There are some possibilities here:
14 May ~ Bora’s first inspection date
15 May ~ Bora’s receipt of the plans date
16 May ~ Bora’s second inspection date
20 May ~ Bora’s meeting with the Landlord
22 May ~ Bora’s Offer submission date
23 May ~ Larry’s signback date
24 May ~ Bora’s and Larry’s actual agreement date
30 May ~ Bora’s right to enter and make changes date
14 June ~ Larry’s completion of work date
15 June ~ Bora’s right to occupancy for business purposes date
24 June ~ the commencement date mentioned in the Offer
15 July ~ the commencement date mentioned in the Lease
16 July ~ the commencement date mentioned in the Amended Lease
16 Sept ~ Bora’s first payment of the lease date (2 month’s free)
The problem is that work was undertaken by each of the parties for some reasonable period of time over several months. Donald’s contractors were there, Larry’s contractors were there, as were Bora’s.
Each day actually made a difference. There were daily changes to the premises.

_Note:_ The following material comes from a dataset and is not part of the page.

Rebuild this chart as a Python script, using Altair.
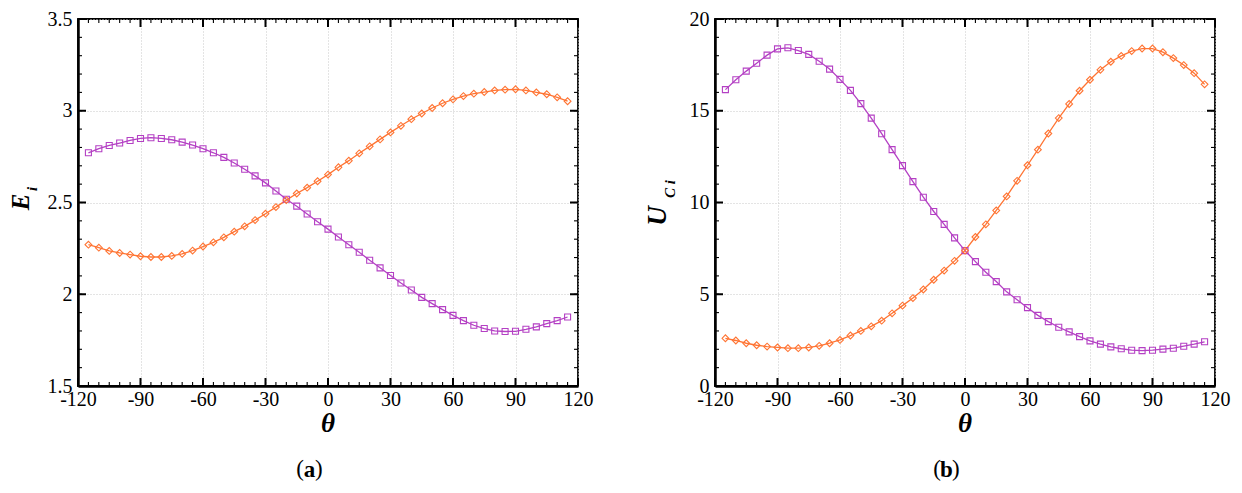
import altair as alt
import pandas as pd

# ---------------- data ----------------
theta = [-115, -110, -105, -100, -95, -90, -85, -80, -75, -70, -65, -60, -55, -50,
         -45, -40, -35, -30, -25, -20, -15, -10, -5, 0, 5, 10, 15, 20, 25, 30, 35,
         40, 45, 50, 55, 60, 65, 70, 75, 80, 85, 90, 95, 100, 105, 110, 115]

E_purple = [2.771, 2.793, 2.811, 2.824, 2.838, 2.849, 2.853, 2.849, 2.842, 2.829,
            2.813, 2.793, 2.771, 2.746, 2.715, 2.681, 2.645, 2.607, 2.563, 2.518,
            2.480, 2.437, 2.395, 2.355, 2.312, 2.270, 2.229, 2.185, 2.144, 2.102,
            2.061, 2.023, 1.983, 1.949, 1.916, 1.885, 1.856, 1.831, 1.813, 1.800,
            1.797, 1.798, 1.809, 1.822, 1.840, 1.856, 1.876]
E_orange = [2.270, 2.254, 2.236, 2.225, 2.216, 2.207, 2.203, 2.203, 2.209, 2.220,
            2.238, 2.260, 2.283, 2.310, 2.341, 2.370, 2.404, 2.439, 2.475, 2.513,
            2.549, 2.581, 2.616, 2.652, 2.692, 2.728, 2.768, 2.806, 2.844, 2.882,
            2.918, 2.954, 2.985, 3.015, 3.041, 3.062, 3.080, 3.093, 3.102, 3.111,
            3.115, 3.117, 3.111, 3.100, 3.090, 3.073, 3.052]

U_purple = [16.15, 16.69, 17.16, 17.59, 18.03, 18.37, 18.43, 18.28, 18.07, 17.70,
            17.27, 16.71, 16.11, 15.39, 14.60, 13.75, 12.88, 12.01, 11.14, 10.29,
            9.51, 8.81, 8.07, 7.38, 6.78, 6.20, 5.69, 5.13, 4.70, 4.27, 3.85, 3.51,
            3.20, 2.95, 2.69, 2.46, 2.28, 2.13, 2.03, 1.95, 1.93, 1.95, 2.01, 2.06,
            2.17, 2.28, 2.41]
U_orange = [2.60, 2.48, 2.33, 2.22, 2.15, 2.10, 2.06, 2.06, 2.10, 2.19, 2.33, 2.51,
            2.75, 3.00, 3.25, 3.56, 3.96, 4.38, 4.79, 5.26, 5.79, 6.29, 6.82, 7.38,
            8.12, 8.81, 9.57, 10.33, 11.18, 12.03, 12.88, 13.76, 14.60, 15.37, 16.09,
            16.69, 17.23, 17.67, 17.99, 18.25, 18.39, 18.39, 18.19, 17.87, 17.49,
            17.05, 16.44]

x_major = [-120, -90, -60, -30, 0, 30, 60, 90, 120]
x_minor = [-120, -115, -110, -105, -100, -95, -90, -85, -80, -75, -70, -65, -60,
           -55, -50, -45, -40, -35, -30, -25, -20, -15, -10, -5, 0, 5, 10, 15, 20,
           25, 30, 35, 40, 45, 50, 55, 60, 65, 70, 75, 80, 85, 90, 95, 100, 105,
           110, 115, 120]
ya_major = [1.5, 2.0, 2.5, 3.0, 3.5]
ya_minor = [1.5, 1.6, 1.7, 1.8, 1.9, 2.0, 2.1, 2.2, 2.3, 2.4, 2.5, 2.6, 2.7, 2.8,
            2.9, 3.0, 3.1, 3.2, 3.3, 3.4, 3.5]
yb_major = [0, 5, 10, 15, 20]
yb_minor = [0, 1, 2, 3, 4, 5, 6, 7, 8, 9, 10, 11, 12, 13, 14, 15, 16, 17, 18, 19, 20]

PURPLE = "#b440c4"
ORANGE = "#ff7433"
W, H = 500, 367
SERIF = "'Liberation Serif', 'Times New Roman', Times, serif"


def panel(yp, yo, ydom, ymaj, ymin, ytitle_parts, caption):
    df = pd.DataFrame({
        "x": theta * 2,
        "y": yp + yo,
        "s": ["p"] * len(theta) + ["o"] * len(theta),
    })
    xs = alt.Scale(domain=[-120, 120], nice=False, zero=False)
    ys = alt.Scale(domain=ydom, nice=False, zero=False)

    xaxis = alt.Axis(values=x_major, title=None, grid=True, gridColor="#c8c8c8",
                     gridDash=[1, 2], gridWidth=1, ticks=False, tickSize=0,
                     domain=True, domainColor="black", domainWidth=2.5,
                     labelFont=SERIF, labelFontSize=20, labelColor="black",
                     labelPadding=3, labelFlush=False, labelOverlap=False,
                     labelExpr="'' + datum.value")
    yaxis = alt.Axis(values=ymaj, title=None, grid=True, gridColor="#c8c8c8",
                     gridDash=[1, 2], gridWidth=1, ticks=False, tickSize=0,
                     domain=True, domainColor="black", domainWidth=2.5,
                     labelFont=SERIF, labelFontSize=20, labelColor="black",
                     labelPadding=6, labelFlush=False, labelOverlap=False,
                     labelExpr="'' + datum.value")

    X = lambda: alt.X("x:Q", scale=xs, axis=xaxis)
    Y = lambda: alt.Y("y:Q", scale=ys, axis=yaxis)

    color = alt.Color("s:N", scale=alt.Scale(domain=["p", "o"], range=[PURPLE, ORANGE]),
                      legend=None)
    shape = alt.Shape("s:N", scale=alt.Scale(domain=["p", "o"], range=["square", "diamond"]),
                      legend=None)

    lines = alt.Chart(df).mark_line(strokeWidth=1.3).encode(
        x=X(), y=Y(), color=color, detail="s:N",
    )
    pts = alt.Chart(df).mark_point(filled=False, strokeWidth=1.1, opacity=1).encode(
        x=X(), y=Y(), color=color, shape=shape,
        size=alt.Size("s:N", scale=alt.Scale(domain=["p", "o"], range=[36, 46]), legend=None),
    )

    layers = [lines, pts]

    # inward ticks on all four sides
    def xticks(vals, length, width):
        d = pd.DataFrame({"x": vals})
        bot = alt.Chart(d).mark_rule(color="black", strokeWidth=width).encode(
            x=X(), y=alt.value(H), y2=alt.value(H - length))
        top = alt.Chart(d).mark_rule(color="black", strokeWidth=width).encode(
            x=X(), y=alt.value(0), y2=alt.value(length))
        return [bot, top]

    def yticks(vals, length, width):
        d = pd.DataFrame({"y": vals})
        lft = alt.Chart(d).mark_rule(color="black", strokeWidth=width).encode(
            y=Y(), x=alt.value(0), x2=alt.value(length))
        rgt = alt.Chart(d).mark_rule(color="black", strokeWidth=width).encode(
            y=Y(), x=alt.value(W), x2=alt.value(W - length))
        return [lft, rgt]

    layers += xticks(x_minor, 4, 1.1) + xticks(x_major, 8, 2)
    layers += yticks(ymin, 4, 1.1) + yticks(ymaj, 8, 2)

    one = pd.DataFrame({"k": [0]})

    def txt(s, x, y, size, weight="normal", style="normal", angle=0, align="center"):
        return alt.Chart(one).mark_text(
            text=s, font=SERIF, fontSize=size, fontWeight=weight, fontStyle=style,
            angle=angle, align=align, baseline="middle", color="black",
        ).encode(x=alt.value(x), y=alt.value(y))

    # x title
    layers.append(txt("θ", 250, 405, 27, "bold", "italic"))
    # y title parts
    for (s, x, y, size) in ytitle_parts:
        layers.append(txt(s, x, y, size, "bold", "italic", angle=270))
    # caption
    layers.append(txt("(", 226, 450, 23, align="right"))
    layers.append(txt(caption, 231.5, 451, 23, "bold"))
    layers.append(txt(")", 237, 450, 23, align="left"))

    return alt.layer(*layers).properties(width=W, height=H)


pa = panel(E_purple, E_orange, [1.5, 3.5], ya_major, ya_minor,
           [("E", -57, 183, 25), ("i", -46, 170, 15)], "a")
pb = panel(U_purple, U_orange, [0, 20], yb_major, yb_minor,
           [("U", -57, 197, 27), ("C i", -45, 170, 15)], "b")

chart = alt.hconcat(pa, pb, spacing=137, bounds="flush").configure_view(
    stroke="black", strokeWidth=1.8
).properties(background="white", padding={"left": 0, "top": 0, "right": 0, "bottom": 0})

chart.save("out.html", embed_options={"renderer": "svg", "actions": False})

The actual condition can be quite important. You can appreciate that the condition could be quite relevant for a variety of reasons:
1) to know the start up condition,
2) to determine when the premises are available for Bora’s contractors,
3) to determine when Bora can use the premises for business,
4) to determine when the lease starts,
5) to determine when Bora must start paying rent,
6) to calculate the end of the lease term,
7) to determine the work that must be done the end of the lease term,
8) to determine the commencement of any renewal periods.
As a consequence of the lease arrangement coming to an end, Bora may have to restore the premises. But to what condition? Obviously, the correct answer is to the “as is, where is” condition.
However, what date do you use for this purpose? Also, how do you prove the condition on a specific date?
Let’s try to document a good solution:
1) inspect the premises on the specified date,
2) make notes,
3) get both parties to sign or initial,
4) get an independent third party to sign as well,
5) the third party could be an Architect, contractor, real estate agent,
6) take videos of the premises,
7) take photographs of the premises,
8) make sure both parties have copies,
9) make sure the third party also has a copy,
10) get the third party to agree to be an arbitrator,
11) if the other side is not co-operative, go through these steps yourself,
12) arrange for at least one independent third party.
Where do you get the third party? One of the best choices would be a “home inspector”. They are already in the business and know what to look for. The have an organized checklist and they will document their findings. If need be, at sometime in the future, they can be called upon to testify in Court concerning the condition of the premises on a particular date. And, that’s their business.